PROMPT> For each line below that includes the word "matplotlib", make a copy.

DATA FOR THIS EXERCISE>
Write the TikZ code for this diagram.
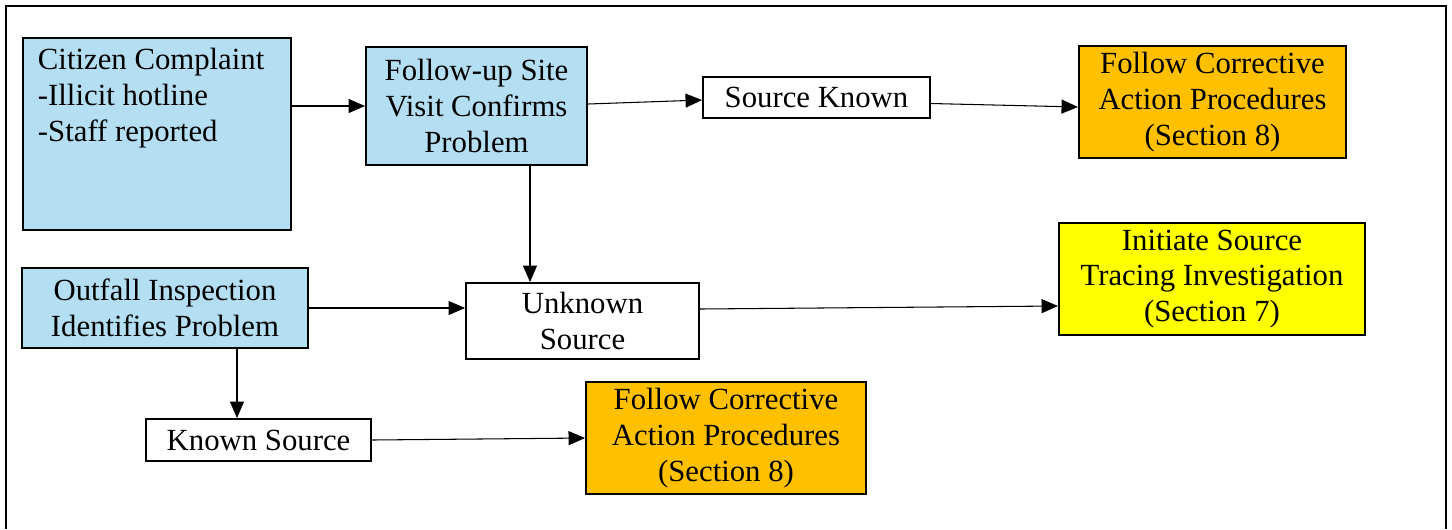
\documentclass[tikz,border=0pt]{standalone}
\usepackage{fontspec}
\setmainfont{Liberation Serif}
\usetikzlibrary{arrows.meta,positioning}
\definecolor{SkyB}{RGB}{180,222,242}
\definecolor{CorrOr}{RGB}{255,192,0}
\definecolor{TraceY}{RGB}{255,255,0}
\newcommand{\boxfont}{\fontsize{17.5}{20.4}\selectfont}
\tikzset{
  blk/.style={draw=black,line width=1.1pt,font=\boxfont,align=center,inner sep=2pt},
  bluebox/.style={blk,fill=SkyB},
  whitebox/.style={blk,fill=white},
  orangebox/.style={blk,fill=CorrOr},
  yellowbox/.style={blk,fill=TraceY},
  flow/.style={-{Triangle[length=3.3mm,width=2.8mm]},line width=0.6pt},
}
\begin{document}
\begin{tikzpicture}
  \useasboundingbox (0,0) rectangle (29.04,-10.58);
  \draw[line width=1.1pt] (0.12,-10.58) -- (0.12,-0.12) -- (28.92,-0.12) -- (28.92,-10.58);
  % sources of a report
  \node[bluebox,anchor=north west,inner xsep=0.3cm,inner ysep=0.2cm,align=left] (citizen) at (0.44,-0.74)
    {\parbox[t][3.44cm][t]{4.76cm}{Citizen Complaint\\-Illicit hotline\\-Staff reported}};
  \node[bluebox,minimum width=4.42cm,minimum height=2.36cm] (followup) at (9.53,-2.12)
    {Follow-up Site\\Visit Confirms\\Problem};
  \node[bluebox,minimum width=5.72cm,minimum height=1.6cm] (outfall) at (3.30,-6.16)
    {Outfall Inspection\\Identifies Problem};
  % source found or not
  \node[whitebox,minimum width=4.54cm,minimum height=0.82cm] (sknown) at (16.33,-1.95) {Source Known};
  \node[whitebox,minimum width=4.66cm,minimum height=1.52cm] (unknown) at (11.65,-6.42) {Unknown\\Source};
  \node[whitebox,minimum width=4.5cm,minimum height=0.84cm] (ksource) at (5.17,-8.80) {Known Source};
  % follow-up actions
  \node[orangebox,minimum width=5.34cm,minimum height=2.24cm] (corrA) at (24.25,-2.04)
    {Follow Corrective\\Action Procedures\\(Section 8)};
  \node[yellowbox,minimum width=6.12cm,minimum height=2.24cm] (trace) at (24.24,-5.58)
    {Initiate Source\\Tracing Investigation\\(Section 7)};
  \node[orangebox,minimum width=5.6cm,minimum height=2.24cm] (corrB) at (14.52,-8.76)
    {Follow Corrective\\Action Procedures\\(Section 8)};
  % connectors
  \draw[flow] (citizen.east |- followup.west) -- (followup.west);
  \draw[flow] ([yshift=0.04cm]followup.east) -- ([yshift=-0.05cm]sknown.west);
  \draw[flow] ([yshift=-0.12cm]sknown.east) -- ([yshift=-0.1cm]corrA.west);
  \draw[flow] ([xshift=1.07cm]followup.south) -- ([xshift=1.07cm]followup.south |- unknown.north);
  \draw[flow] (outfall.east) -- (outfall.east -| unknown.west);
  \draw[flow] ([yshift=0.24cm]unknown.east) -- ([yshift=-0.54cm]trace.west);
  \draw[flow] ([xshift=1.44cm]outfall.south) -- ([xshift=1.44cm]outfall.south |- ksource.north);
  \draw[flow] (ksource.east) -- (corrB.west);
\end{tikzpicture}
\end{document}
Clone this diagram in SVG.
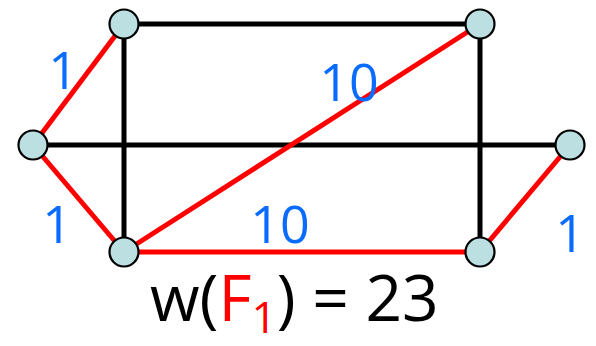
<svg xmlns="http://www.w3.org/2000/svg" width="596" height="346" viewBox="0 0 596 346">
<style>
.e{stroke-width:5;fill:none;stroke-linecap:butt}
.k{stroke:#000}
.r{stroke:#ff0000}
.n{fill:#bcdfe2;stroke:#000;stroke-width:2.2}
.w{font-family:"Comic Sans MS","Open Sans","Liberation Sans",sans-serif;fill:#0a6cff;font-size:52px;text-anchor:middle}
.t{font-family:"Comic Sans MS","Open Sans","Liberation Sans",sans-serif;font-size:64px;fill:#000}
</style>
<rect width="596" height="346" fill="#fff"/>
<g id="edges">
<line class="e k" x1="124" y1="24" x2="480" y2="24"/>
<line class="e k" x1="33" y1="145" x2="570" y2="145"/>
<line class="e k" x1="124" y1="24" x2="124" y2="252"/>
<line class="e k" x1="480" y1="24" x2="480" y2="252"/>
<line class="e r" x1="124" y1="24" x2="33" y2="145"/>
<line class="e r" x1="33" y1="145" x2="124" y2="252"/>
<line class="e r" x1="124" y1="252" x2="480" y2="24"/>
<line class="e r" x1="124" y1="252" x2="480" y2="252"/>
<line class="e r" x1="480" y1="252" x2="570" y2="145"/>
</g>
<g id="n1"><circle class="n" cx="124" cy="24" r="14.5"/></g>
<g id="n2"><circle class="n" cx="480" cy="24" r="14.5"/></g>
<g id="n3"><circle class="n" cx="33" cy="145" r="14.5"/></g>
<g id="n4"><circle class="n" cx="570" cy="145" r="14.5"/></g>
<g id="n5"><circle class="n" cx="124" cy="252" r="14.5"/></g>
<g id="n6"><circle class="n" cx="480" cy="252" r="14.5"/></g>
<g id="labels">
<text class="w" x="63" y="89">1</text>
<text class="w" x="349" y="101">10</text>
<text class="w" x="57" y="243">1</text>
<text class="w" x="280" y="243">10</text>
<text class="w" x="570" y="252">1</text>
</g>
<text class="t" x="150" y="321">w(<tspan fill="#ff0000">F</tspan><tspan fill="#ff0000" font-size="44" dy="12">1</tspan><tspan dy="-12">) = 23</tspan></text>
</svg>
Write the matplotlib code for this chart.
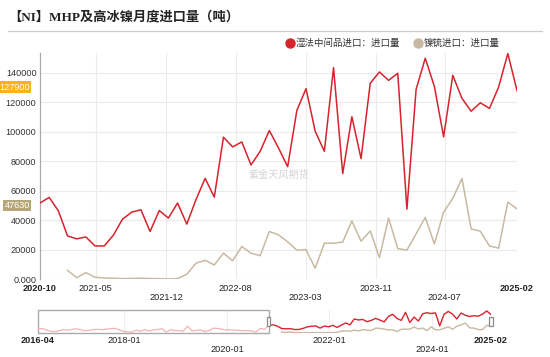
import matplotlib
matplotlib.use("Agg")
import matplotlib.pyplot as plt
from matplotlib.patches import Rectangle
import numpy as np
import pandas as pd

plt.rcParams['font.family'] = ['Liberation Sans', 'Noto Sans CJK SC', 'DejaVu Sans']

#------------- data ---------------------
W, H = 550, 357
RED = '#d7232b'
TAN = '#c9b9a3'

months = pd.date_range('2020-10-01', '2025-02-01', freq='MS').strftime('%Y-%m').tolist()

# 湿法中间品 (MHP) monthly imports, 2020-10 .. 2025-02
mhp = [51700, 55500, 46400, 29400, 27400, 28700, 22600, 22600, 29900, 40800,
       45500, 47100, 32400, 46600, 41500, 51700, 37400, 53900, 68400, 55700,
       96300, 89700, 93100, 77500, 86700, 100800, 89000, 76300, 114400, 129200,
       100300, 86700, 143400, 71600, 110100, 81800, 132800, 140500, 134800, 139600,
       47600, 128700, 149800, 130500, 96500, 138200, 122600, 113900, 119600, 115800,
       130300, 153000, 127900]

# 镍锍 (matte) monthly imports, no data before 2021-01
matte = [np.nan, np.nan, np.nan, 6100, 1100, 4500, 1400, 900, 700, 500,
         600, 700, 500, 400, 300, 500, 3400, 10900, 12900, 9700,
         17700, 12600, 22200, 17700, 16000, 32400, 30100, 25400, 19700, 20100,
         7500, 24500, 24500, 25200, 39600, 25800, 32800, 14700, 41500, 20800,
         19800, 30800, 41900, 24000, 45500, 54800, 68400, 34200, 32600, 22600,
         21100, 52300, 47630]

# MHP history shown only in the zoom slider, 2016-04 .. 2020-09
mhp_hist = [30000, 28000, 20000, 10000, 8000, 15000, 22000, 18000, 24000, 28000,
            20000, 14000, 18000, 22000, 24000, 21000, 25000, 28000, 31000, 20000,
            10000, 6000, 4000, 18000, 10000, 22000, 12000, 20000, 22000, 28000,
            5000, 20000, 16000, 14000, 12000, 46000, 14000, 16000, 20000, 8000,
            14000, 32000, 30000, 24000, 20000, 20000, 18000, 16000, 14000, 15000,
            12000, 5000, 30000, 24000]

x_labels = ['2020-10', '2021-05', '2021-12', '2022-08', '2023-03', '2023-11', '2024-07', '2025-02']
x_label_pos = [0, 6.07, 13.74, 21.33, 28.96, 36.6, 44.12, 52]
s_labels = ['2016-04', '2018-01', '2020-01', '2022-01', '2024-01', '2025-02']
s_label_pos = [0, 20.1, 44.2, 68.1, 92.2, 106]
y_ticks = [0, 20000, 40000, 60000, 80000, 100000, 120000, 140000]
#-----------------------------------------


def px_axes(fig, l, t, r, b):
    return fig.add_axes([l / W, 1 - b / H, (r - l) / W, (b - t) / H])


fig = plt.figure(figsize=(W / 100, H / 100), dpi=100)

# title + rule
fig.text(8 / W, 1 - 17.5 / H, '【NI】MHP及高冰镍月度进口量（吨）', fontsize=9.5, fontweight='bold',
         family=['Liberation Serif', 'Noto Sans CJK SC'], color='#222222', va='center', ha='left')
fig.add_artist(plt.Line2D([8 / W, 542 / W], [1 - 30.7 / H] * 2, color='#cccccc', lw=0.9))

# legend
fig.add_artist(plt.Line2D([290 / W], [1 - 42.7 / H], marker='o', ms=6.5, color=RED, lw=0))
fig.text(295.5 / W, 1 - 43 / H, '湿法中间品进口：进口量', fontsize=6.8, color='#333333', va='center')
fig.add_artist(plt.Line2D([418 / W], [1 - 42.7 / H], marker='o', ms=6.5, color=TAN, lw=0))
fig.text(423.5 / W, 1 - 43 / H, '镍锍进口：进口量', fontsize=6.8, color='#333333', va='center')

# main chart
ax = px_axes(fig, 40, 53.5, 517, 279.3)
x = np.arange(len(months))
ax.set_xlim(0, len(months) - 1)
ax.set_ylim(0, max(mhp))
for yv in y_ticks:
    ax.axhline(yv, color='#ebebeb', lw=0.8, zorder=0)
for xv in x_label_pos[1:-1]:
    ax.axvline(xv, color='#ebebeb', lw=0.8, zorder=0)
ax.plot(x, matte, color=TAN, lw=1.1, zorder=3)
ax.plot(x, mhp, color=RED, lw=1.1, zorder=4)

for s in ['top', 'right', 'bottom']:
    ax.spines[s].set_visible(False)
ax.spines['left'].set_color('#aaaaaa')
ax.spines['left'].set_linewidth(0.9)
ax.set_yticks(y_ticks)
ax.set_yticklabels(['0.000'] + [str(v) for v in y_ticks[1:]], fontsize=6.6, color='#333333')
ax.tick_params(axis='y', length=0, pad=2.5)
ax.set_xticks([])
for i, (lab, pos) in enumerate(zip(x_labels, x_label_pos)):
    row = 0 if i in (0, 1, 3, 5, 7) else 1
    bold = i in (0, len(x_labels) - 1)
    ax.annotate(lab, xy=(pos, 0), xycoords=('data', 'axes fraction'),
                xytext=(0, -6.9 - row * 6.3), textcoords='offset points',
                ha='center', va='center', fontsize=6.6, color='#222222',
                fontweight='bold' if bold else 'normal', annotation_clip=False)

# last value badges
for val, col in [(mhp[-1], '#f5b417'), (matte[-1], '#b6a77b')]:
    ax.annotate(str(val), xy=(0, val), xycoords=('axes fraction', 'data'),
                xytext=(-7.3, 2.5), textcoords='offset points', ha='right', va='center',
                fontsize=6.6, color='white', annotation_clip=False,
                bbox=dict(boxstyle='square,pad=0.12', fc=col, ec='none'))

# watermark
ax.text(0.5, 0.465, '紫金天风期货', transform=ax.transAxes, fontsize=7.3,
        color='#d4d4d4', ha='center', va='center', zorder=1)

# zoom slider
sx = px_axes(fig, 38, 310.3, 491, 332.7)
full_mhp = mhp_hist + mhp
full_matte = [np.nan] * len(mhp_hist) + matte
n0 = len(mhp_hist)
xs = np.arange(len(full_mhp))
sx.set_xlim(0, len(full_mhp) - 1)
sx.set_ylim(0, max(full_mhp) * 1.03)
for xv in s_label_pos[1:-1]:
    sx.axvline(xv, color='#eeeeee', lw=0.8, zorder=0)
sx.plot(xs[:n0 + 1], full_mhp[:n0 + 1], color='#f2b3b3', lw=0.9)
sx.plot(xs[n0:], full_mhp[n0:], color=RED, lw=1.0)
sx.plot(xs[n0:], full_matte[n0:], color=TAN, lw=1.0)
sx.add_patch(Rectangle((0, 0), n0, 1, transform=sx.get_xaxis_transform(),
                       fill=False, ec='#aaaaaa', lw=1.0, clip_on=False))
for hx in (n0, len(full_mhp) - 1):
    sx.add_patch(Rectangle((hx - 0.4, 0.3), 0.8, 0.42, transform=sx.get_xaxis_transform(),
                           fc='white', ec='#888888', lw=0.9, clip_on=False, zorder=6))
sx.axis('off')
for i, (lab, pos) in enumerate(zip(s_labels, s_label_pos)):
    row = 1 if i in (2, 4) else 0
    bold = i in (0, len(s_labels) - 1)
    sx.annotate(lab, xy=(pos, 0), xycoords=('data', 'axes fraction'),
                xytext=(0, -5.3 - row * 6.5), textcoords='offset points',
                ha='center', va='center', fontsize=6.6, color='#222222',
                fontweight='bold' if bold else 'normal', annotation_clip=False)

plt.savefig('out.png', dpi=100)
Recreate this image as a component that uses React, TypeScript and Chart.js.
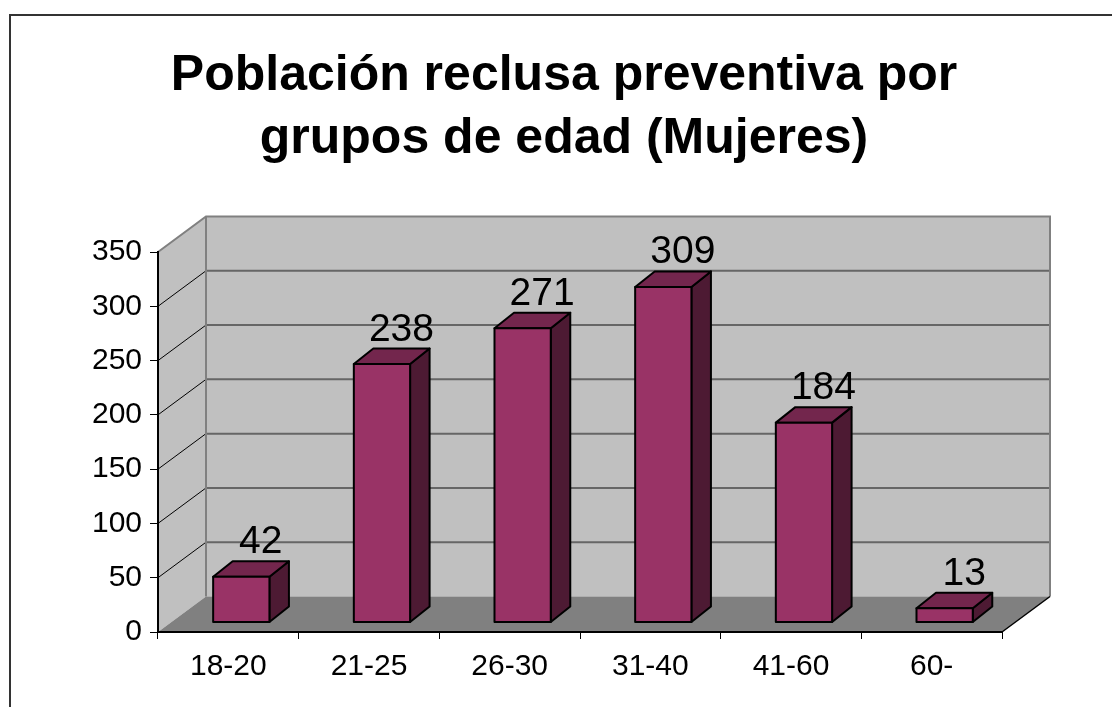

COMPLETE ANSWER>
Write the matplotlib code for this chart.
import matplotlib
matplotlib.use("Agg")
import matplotlib.pyplot as plt
from matplotlib.patches import Rectangle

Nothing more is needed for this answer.